5.Militarized social policy
This chapter confronts the links between Indigenous social policy, geostrategic military alliances, global trade, and my existence as a well-fed, privileged western consumer. The chapter considers the conditioning presence of a military political economy within Indigenous social policy. To establish this foundational military–social policy relationship, we revisit the various sites featured in previous chapters to think through the wider sociopolitical fields that all such sites are in, considering in closer detail what it might mean that Australia is a ripping-and-shipping economy.
Interlude VI
Framed as an interview extract, the final interlude with John Singer is also a discussion about how the previous interludes and chapters have been edited, with key information redacted, following the advice of a defamation lawyer. The need to do so confirms Singer's growing sense that Indigenous people who criticize the government will suffer the consequences, and need to take increasing care. Following reviewer recommendations, we also revisit the story of John's childhood and how it came to be that, as a child, he grew up in New Guinea with Lutheran parents, only to be returned to Anangu kin.

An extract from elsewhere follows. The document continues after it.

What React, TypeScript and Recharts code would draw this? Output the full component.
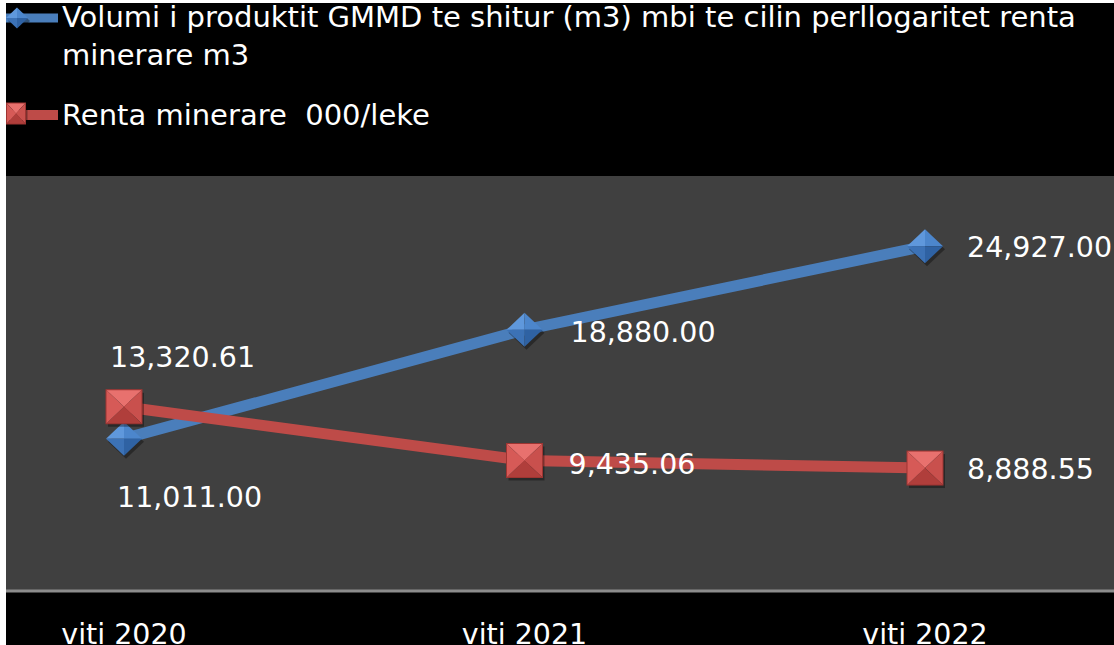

John doesn't care that a reviewer has also asked for a better explanation of Wild Policy's unorthodox use of hauntology as a concept, only that his story is represented accurately.
6.Wild Policy Manifesto
This chapter serves as a primer for what might be done to thwart the unruly logics of interventions facing impossible obstacles within unequal worlds. It is a synthesis of key concepts, pitched toward theorists, practitioners, activists, and those still seeking to make a difference, giving hope to anyone operating in the thick of mad systems. It offers ways to apply the book's key findings, whatever one's zone of practice might be.